Inner alignment is typically regarded as harder than outer alignment. The main reason is that it is utterly unverifiable whether the model has misgeneralized the goal that was outerly defined, until the model exhibits the misalignment. Moreover, we often don’t know in advance whether a certain property is causally related to another, unless we are dealing with very simple cases like the maze. Even supposing we do know, it is typically very difficult to check whether every property the model might pick up over datapoints (and which is not essential to the true reward condition) has been properly decorrelated over the whole dataset. (This could in principle be done with other neural networks, causing an obvious circularity, which still can work in practice but often fails to achieve any proof-theoretic standard. And the properties picked up by the model might not even be humanly readable in the first place.) The outer definition is always “in plain sight,” in the sense that everything we put there is explicitly programmed. By contrast, the actual patterns (or goals) that the agent ends up internally pursuing are a byproduct of an immense training distribution, randomized initialization, and automated backpropagation. So it is generally easier to see whether an outer setting can be satisfied in different ways than the one we have in mind, though this is not obvious either in most concrete scenarios.

Caveats

In practice, the two failure modes are hardly neatly distinguished, but rather present themselves at different levels. The most serious risks come from slightly-off definitions coupled with slightly biased datasets.

Consider a content recommendation system trained to maximize “engagement,” measured by clicks and watch time. The outer specification is already a little off (engagement is not the same as user wellbeing or genuine interest) but it’s not crazy either, and in many cases the two coincide. Now suppose the training data, gathered from past user behavior, happens to be slightly skewed toward outrage-driven interactions (because they were already over-represented in the platform’s history). The model learns a proxy: “outrage-adjacent content reliably predicts engagement.” Neither the loss function nor the dataset is catastrophically wrong on its own, but the composition produces a system that systematically pushes users toward inflammatory content. The danger lies in the joint failure, not in either factor alone.

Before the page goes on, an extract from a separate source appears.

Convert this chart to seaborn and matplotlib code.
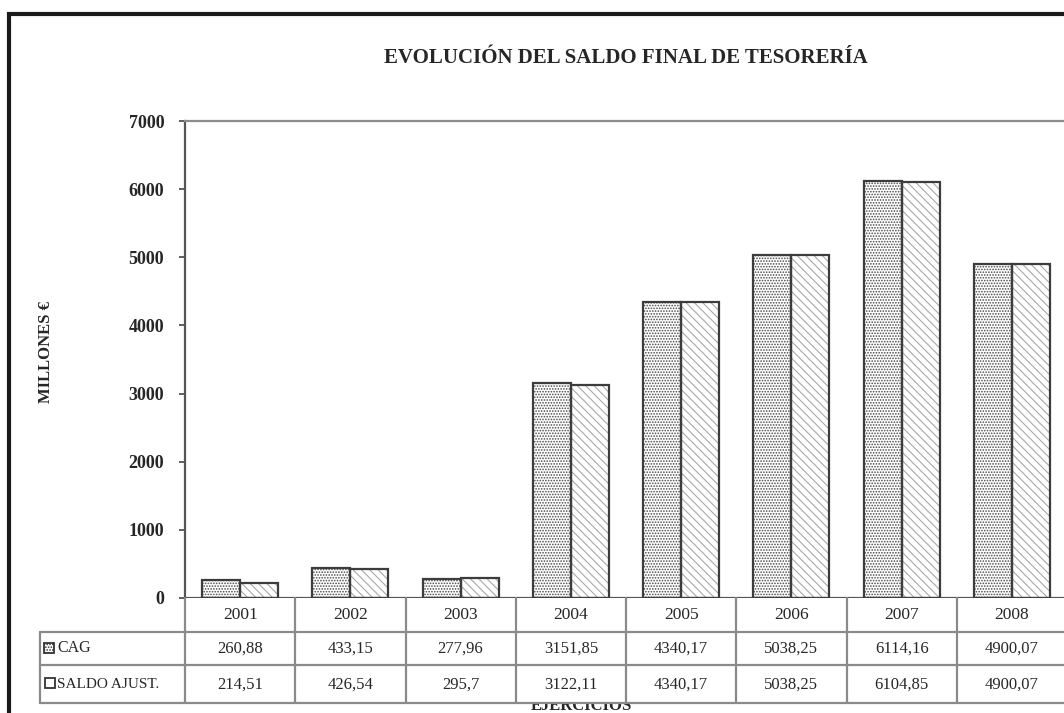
import matplotlib
matplotlib.use('Agg')
import matplotlib.pyplot as plt
import matplotlib.transforms as mtransforms
from matplotlib.patches import Rectangle
from matplotlib.lines import Line2D
import seaborn as sns
import pandas as pd

# ---------------- data ----------------
years = ['2001', '2002', '2003', '2004', '2005', '2006', '2007', '2008']
cag = [260.88, 433.15, 277.96, 3151.85, 4340.17, 5038.25, 6114.16, 4900.07]
saldo = [214.51, 426.54, 295.7, 3122.11, 4340.17, 5038.25, 6104.85, 4900.07]
series = ['CAG', 'SALDO AJUST.']
yticks = [0, 1000, 2000, 3000, 4000, 5000, 6000, 7000]
title = 'EVOLUCIÓN DEL SALDO FINAL DE TESORERÍA'
ylabel = 'MILLONES €'
xlabel = 'EJERCICIOS'

# ---------------- style ----------------
sns.set_theme(style='white')
plt.rcParams['font.family'] = ['Liberation Serif', 'DejaVu Serif']
plt.rcParams['hatch.linewidth'] = 0.8

W, H = 1064, 713
fig = plt.figure(figsize=(W / 100, H / 100), dpi=100)
fig.patch.set_facecolor('white')


def fx(px):
    return px / W


def fy(py):
    return 1 - py / H


ax = fig.add_axes([fx(185), fy(598), fx(1067) - fx(185), fy(121) - fy(598)])
ax.set_facecolor('white')

df = pd.DataFrame({
    'year': years * 2,
    'value': cag + saldo,
    'serie': [series[0]] * len(years) + [series[1]] * len(years),
})
sns.barplot(data=df, x='year', y='value', hue='serie', order=years,
            hue_order=series, palette=['white', 'white'], saturation=1,
            width=0.69, legend=False, ax=ax, zorder=2)

styles = [dict(hatch='......', ec='#4a4a4a'), dict(hatch='\\\\\\\\', ec='#a8a8a8')]
for cont, st in zip(ax.containers, styles):
    for p in cont:
        p.set_hatch(st['hatch'])
        p.set_edgecolor(st['ec'])
        p.set_linewidth(0.3)
        ax.add_patch(Rectangle(p.get_xy(), p.get_width(), p.get_height(),
                               fill=False, ec='#3c3c3c', lw=1.6, zorder=3))

ax.set_xlim(-0.5, len(years) - 0.5)
ax.set_ylim(yticks[0], yticks[-1])
ax.set_yticks(yticks)
ax.set_yticklabels([str(t) for t in yticks], fontweight='bold')
ax.set_xticks([])
ax.set_xlabel('')
ax.set_ylabel('')
ax.tick_params(axis='y', direction='out', length=4, width=1.2, color='#444444',
               pad=11, labelsize=13, left=True)
for s in ['left', 'bottom']:
    ax.spines[s].set_color('#555555')
    ax.spines[s].set_linewidth(1.6)
for s in ['top', 'right']:
    ax.spines[s].set_color('#8c8c8c')
    ax.spines[s].set_linewidth(1.6)

# ---------------- data table ----------------
bt = mtransforms.blended_transform_factory(ax.transData, fig.transFigure)
gc = '#8a8a8a'
glw = 1.6
n = len(years)
# white cells (cover x axis title partially, as in the original)
fig.add_artist(Rectangle((fx(40), fy(703)), 1 - fx(40), fy(632) - fy(703),
                         transform=fig.transFigure, fc='white', ec='none', zorder=4))
fig.add_artist(Rectangle((fx(185), fy(632)), 1 - fx(185), fy(598) - fy(632),
                         transform=fig.transFigure, fc='white', ec='none', zorder=4))
for i in range(n + 1):
    fig.add_artist(Line2D([i - 0.5, i - 0.5], [fy(598), fy(703)], transform=bt,
                          color=gc, lw=glw, zorder=5))
for yy in [632, 665, 703]:
    fig.add_artist(Line2D([fx(40), 1], [fy(yy), fy(yy)], transform=fig.transFigure,
                          color=gc, lw=glw, zorder=5))
fig.add_artist(Line2D([fx(40), fx(40)], [fy(632), fy(703)], transform=fig.transFigure,
                      color=gc, lw=glw, zorder=5))


def fmt(v):
    return f'{v}'.replace('.', ',')


for i, yr in enumerate(years):
    fig.text(i, fy(615), yr, transform=bt, ha='center', va='center',
             fontsize=12.5, zorder=6)
    fig.text(i, fy(649), fmt(cag[i]), transform=bt, ha='center', va='center',
             fontsize=12, zorder=6)
    fig.text(i, fy(685), fmt(saldo[i]), transform=bt, ha='center', va='center',
             fontsize=12, zorder=6)

# legend keys + row labels
fig.add_artist(Rectangle((fx(44), fy(653)), fx(10), 10 / H, transform=fig.transFigure,
                         fc='white', ec='#333333', lw=1.3, hatch='......', zorder=6))
fig.add_artist(Rectangle((fx(45), fy(688)), fx(10), 10 / H, transform=fig.transFigure,
                         fc='white', ec='#333333', lw=1.3, zorder=6))
fig.text(fx(57), fy(648), series[0], ha='left', va='center', fontsize=11.5, zorder=6)
fig.text(fx(57), fy(684), series[1], ha='left', va='center', fontsize=11, zorder=6)

# axis titles
fig.text(fx(581), fy(706), xlabel, ha='center', va='center', fontsize=12,
         fontweight='bold', zorder=3)
fig.text(fx(46), fy(352), ylabel, rotation=90, ha='center', va='center',
         fontsize=12, fontweight='bold')
fig.text(fx(626), fy(58), title, ha='center', va='center', fontsize=15,
         fontweight='bold')

# outer chart frame (cropped at right and bottom)
fig.add_artist(Line2D([fx(9), fx(9), 1.01], [-0.01, fy(14), fy(14)],
                      transform=fig.transFigure, color='#1a1a1a', lw=3,
                      solid_joinstyle='miter'))

fig.savefig('out.png', dpi=100, facecolor='white')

Both inner and outer alignment also depend on the model’s capability. An outer definition might be suitable for one model but not for another with increased capabilities. Similarly, a dataset might be sufficiently decorrelating for one model but not for another that can “see” more patterns. Putting the exit always green would not matter if the model has no access to colors. Going back to the happiness case, rewarding smiles is fine if the model is just a chatbot whose only way to make people smile is telling jokes, but terrible if the model is an agent with the capability to inject heroin into the user.


Both inner and outer alignment, then, are desiderata which depend on a large set of parameters. The most obvious are the loss function, the optimisation process, the training distribution, the model’s capabilities, and its environment. In practice, both are quite difficult to satisfy in an absolute sense. We try to make a good enough approximation given the model’s current capabilities and our current understanding of the issue at hand, almost never being able to ensure anything in the long run, or the scalability of our safety measures. The risk of having models pursue hidden and unknown goals is an obvious existential concern, as such agents become more and more capable, are deployed worldwide, and are assigned critical pieces of infrastructure.